Sessions de l’après-midi
Autre session d’importance, celle intitulée « Sex workers, HIV and human rights ». Des travailleuses du sexe ou des personnes travaillant dans des services de soutien, venues de tous les coins du monde, présentaient le résultat de leurs activités. Résultats positifs, qui montrent à quel point la lutte contre le sida ne peut se faire sans l’amélioration des droits des personnes marginalisées. Sentir à ce point l’empowerment et la participation des travailleurSEs du sexe fait vraiment du bien. Deux ans après Bangkok, où nous avons dû nous battre contre l’essai préventif de Gilead du Ténofovir, il est par exemple impressionnant de voir une travailleuse du sexe cambodgienne présenter les résultats du combat qu’elles ont continué de mener depuis dans une session officielle de la conférence. Et il est intéressant d’apprendre qu’au Mali, les sex workers s’appellent elles-mêmes « les femmes libres ».
Dernière session de la journée avant les activités nocturnes : une session sur « medias et sida », introduite par la superstar Richard Gere, qui a été pour nous l’occasion de demander publiquement à touTEs les journalistes de ne pas rendre compte de manière erronée ou trop enthousiaste des résultats de la recherche présentés lors de la conférence – comme cela avait été le cas à la CROI de 2003, avec la présentation, dangereusement déformée par le Parisien, de la recherche sur les vaccins thérapeutiques.
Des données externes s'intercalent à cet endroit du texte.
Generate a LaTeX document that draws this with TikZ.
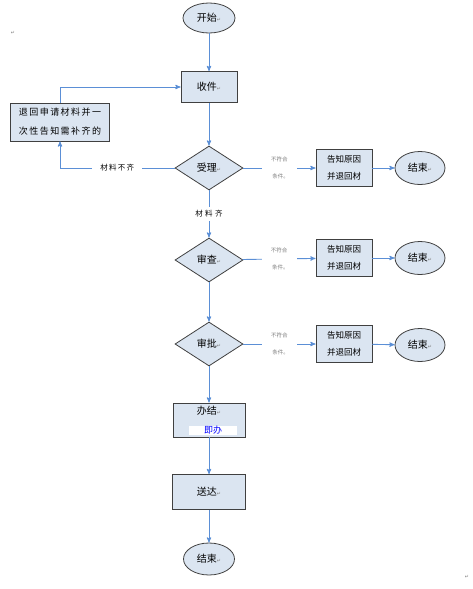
\documentclass[tikz,border=0pt]{standalone}
\usepackage{fontspec}
\setmainfont{Noto Sans CJK SC}
\newfontfamily\symfont{DejaVu Sans}
\usepackage{xcolor}
\usepackage{tikz}
\usetikzlibrary{calc,positioning,shapes,shapes.geometric,arrows}

\definecolor{boxfill}{HTML}{DBE5F1}
\definecolor{boxline}{HTML}{404040}
\definecolor{flowblue}{HTML}{5B8FD6}
\newcommand{\retmark}{{\symfont\fontsize{5}{5}\selectfont\color{gray}↵}}

\begin{document}
\begin{tikzpicture}[
		x=1pt, y=-1pt,
		>=stealth',
		proc/.style={rectangle, draw=boxline, fill=boxfill, line width=0.9pt,
			inner sep=0pt, font=\fontsize{10}{12}\selectfont},
		term/.style={ellipse, draw=boxline, fill=boxfill, line width=0.8pt,
			minimum width=51pt, minimum height=32pt, inner sep=0pt,
			font=\fontsize{10}{12}\selectfont},
		decide/.style={diamond, draw=boxline, fill=boxfill, line width=0.8pt,
			minimum width=68pt, minimum height=44pt, inner sep=0pt,
			font=\fontsize{10}{12}\selectfont},
		notice/.style={proc, minimum width=56pt, minimum height=37pt, align=center,
			font=\fontsize{8.5}{17}\selectfont},
		flow/.style={->, draw=flowblue, line width=0.9pt},
		gaplabel/.style={fill=white, inner xsep=8pt, font=\fontsize{7.5}{9}\selectfont},
		nofit/.style={fill=white, inner xsep=8pt, text=gray, align=center,
			font=\fontsize{5.5}{17}\selectfont}
	]
	\useasboundingbox (0,0) rectangle (472,589);

	% main column
	\node[term, minimum width=52pt, minimum height=30pt] (start) at (209,18) {开始\retmark};
	\node[proc, minimum width=56pt, minimum height=31pt] (shoujian) at (209,87) {收件\retmark};
	\node[proc, minimum width=99pt, minimum height=38pt, align=center,
		font=\fontsize{9}{19}\selectfont\addfontfeature{LetterSpace=16}] (tuihui) at (60,122)
		{退回申请材料并一\\次性告知需补齐的};
	\node[decide] (shouli)  at (209,168) {受理\retmark};
	\node[decide] (shencha) at (209,260) {审查\retmark};
	\node[decide] (shenpi)  at (209,344) {审批\retmark};
	\node[proc, minimum width=72pt, minimum height=34pt] (banjie) at (209,420) {};
	\node[font=\fontsize{10}{12}\selectfont, inner sep=0pt] (banjietxt) at (209,411) {办结\retmark};
	\node[fill=white, text=blue, minimum width=48pt, minimum height=9pt, inner sep=0pt,
		font=\fontsize{9}{9}\selectfont] (jiban) at (213,430) {即办};
	\node[proc, minimum width=73pt, minimum height=35pt] (songda) at (209,492) {送达\retmark};
	\node[term] (end4) at (209,559) {结束\retmark};

	% right branches
	\node[notice] (gz1) at (344,168) {告知原因\\并退回材};
	\node[notice] (gz2) at (344,258) {告知原因\\并退回材};
	\node[notice] (gz3) at (344,344) {告知原因\\并退回材};
	\node[term, minimum width=50pt, minimum height=33pt] (end1) at (420,168) {结束\retmark};
	\node[term, minimum width=50pt, minimum height=33pt] (end2) at (420,258) {结束\retmark};
	\node[term, minimum width=50pt, minimum height=33pt] (end3) at (420,345) {结束\retmark};

	% stray paragraph marks
	\node[inner sep=0pt] (mark1) at (13,33) {\retmark};
	\node[inner sep=0pt] (mark2) at (467,577) {\retmark};

	\draw[flow] (start) -- (shoujian);
	\draw[flow] (shoujian) -- (shouli);
	\draw[flow] (shouli) -- node[gaplabel] {材\,\,料\,\,齐} (shencha);
	\draw[flow] (shencha) -- (shenpi);
	\draw[flow] (shenpi) -- (banjie);
	\draw[flow] (banjie) -- (songda);
	\draw[flow] (songda) -- (end4);

	\draw[flow] (shouli) -- node[gaplabel] {材\,料\,不\,齐} (shouli.west -| tuihui.south) -- (tuihui);
	\draw[flow] (tuihui) |- (shoujian);

	\draw[flow] (shouli)  -- node[nofit] {不符合\\\ \ 条件。} (gz1);
	\draw[flow] (shencha) -- node[nofit] {不符合\\\ \ 条件。} (gz2);
	\draw[flow] (shenpi)  -- node[nofit] {不符合\\\ \ 条件。} (gz3);
	\draw[flow] (gz1) -- (end1);
	\draw[flow] (gz2) -- (end2);
	\draw[flow] (gz3) -- (end3);
\end{tikzpicture}
\end{document}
Après 20 heures, certainEs d’entre nous sont partiEs à la réunion quotidienne avec les autres activistes. Les autres se sont renduEs à la sauterie de l’ANRS où ils ont pu assister à une petite heure de congratulations mutuelles entre Xavier Bertrand, Michel Kazatchkine et Jean-François Delfraissy. Elle a surtout été l’occasion de mettre un peu la pression au Ministre et à ses conseillerEs sur ce qui nous semblait important de développer au cours de sa conférence de presse du lendemain.